Friday, April 11, 2014

The Importance of Being Earnest

Doreen did not appear with my lunch tray as she was supposed to, despite my ringing my bell any number of times. It was really most inconsiderate of her. In the midst of my calling, the RV returned, this time running over most of the front herbaceous border and Herbert descended looking grim. I called to him from my window to ask Doreen to please bring up my lunch, but I don't think he heard me. He disappeared into the house immediately.

I called a few more times, but he and Doreen must have had something to celebrate as I heard them popping champagne corks out on the back terrace and then a splash - I suppose they decided to go swimming. I'll have to remember to have the pool disinfected as soon as my leg has healed. A few moments later, the RV pulled out again and all was quiet. I yelled some more and rang, but downstairs, all was quiet as a tomb.

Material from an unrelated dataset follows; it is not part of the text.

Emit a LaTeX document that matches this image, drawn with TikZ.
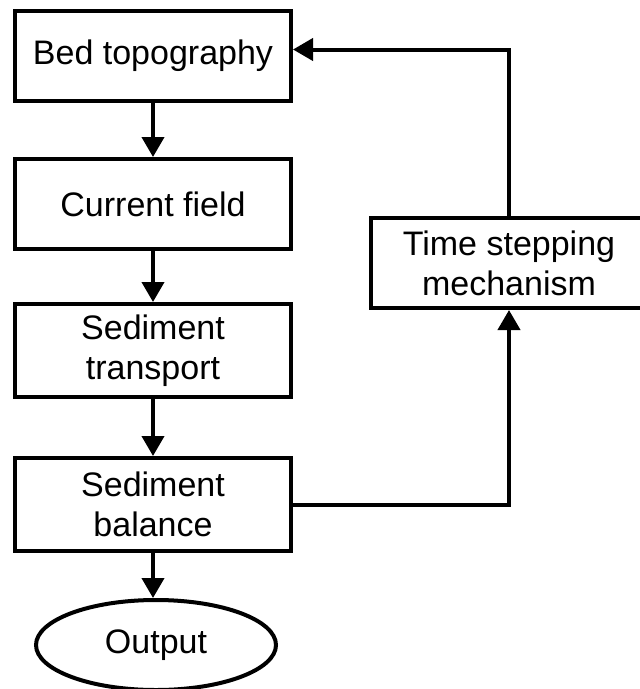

As I had ordered cucumber sandwiches for lunch, I decided that I could at least enjoy them in cinematic form so I found the new DVD release of Oscar Wilde's immortal comedy, The Importance of Being Earnest. Cucumber sandwiches are featured in an early scene. Wilde's original play, one of the most scintillating collections of bon mots ever penned in the English language, satirizes the upper crust of late Victorian British society and was the epitome of his epigrammatic wit. Unfortunately, his infamous libel trials began soon after its 1895 opening and he rapidly plummeted from the pinnacle of society to pariah, never producing another major theatrical work.

In terms of plot, The Importance of Being Earnest is a farrago of nonsense. Jack Worthing (Sir Michael Redgrave), is a proper gentleman, despite having begun life as found property in the cloakroom of Victoria station (The Brighton Line). He is in love with the beauteous Gwendolyn Fairfax (Joan Greenwood) whose gorgon of a mother, Lady Bracknell (Dame Edith Evans), disapproves of her daughter forming an alliance with, as she puts it, a parcel. An additional complication is piled on when we learn that Gwendolyn is dead set on marrying a man of the name of Earnest, believing this to be Jack's true name, rather than the name of a fictitious brother he uses as an excuse to escape from his estates in the country to town. Gwendolyn's cousin, Algernon Moncrieff (Michael Denison), of good breeding, but no money, fails as intermediary. He finds out that Jack has a young ward, Cecily Cardew (Dorothy Tutin), of good fortune at his country house and heads off to the country impersonating the non-existent Earnest. Further complications are piled on by Cecily's addled governess, Miss Prism (Dame Margaret Rutherford) and her suitor, the local clergyman Chausable (Miles Malleson). Soon all the major characters collide at Jack's country house where secrets are revealed, identities established and, like all good comedies, the correct couples are united with each other.

Director Anthony Asquith, one of the leading lights of post-war British film making wisely chose to pay full honor to the piece's stage origins. The film starts with a very proper Victorian couple in a theater box watching our cast as if in a play and through the proscenium arch we go into their world. The story is opened out very little. Asquith and his design team stay out of the way and let the words speak for themselves. The colors are sensational in that Technicolor way. The costumes and sets capture the height of the Pre-Raphaelite/art nouveau style of the period and the editing and camera work is never intrusive.

The cast is absolutely brilliant. All were British stage veterans (although Joan Greenwood and Sir Michael Redgrave had also had extensive film experience.) All were at the top of their game in terms of making the most of Wilde's highly theatrical use of language. Dame Edith Evans practically owned the part of Lady Bracknell on stage, playing it many times. Her delivery of such classic lines as 'A handbag?' have set the standard which no other actress in the part has ever matched. It's a joy to watch the old pro at work, milking every syllable in an arch tone but never over the top and never out of character. It's a delicate balancing act but she pulls it off. The other cast, while not quite at her incredible level, play off each other with great zest, even Dorothy Tutin in her film debut. Sir Michael Redgrave's Jack, however, is the glue that holds the whole confection together. He gives a performance of delicate artificiality, perfectly in keeping with the tone of the film.

The new DVD release from the Criterion collection is an excellent transfer of a Technicolor print. There is occasional color fading around reel changes and the sound is a bit muddy, but, in general, this is as good a representation of the classic as you're going to get. Besides the film is the original theatrical trailer and extensive cast and crew biographies.

Butterfly hats. Victoria Station disparaging. Cucumber sandwich eating. Horrid German grammar lesson. Rigoletto singing. Handbag identification. Three volume novel references.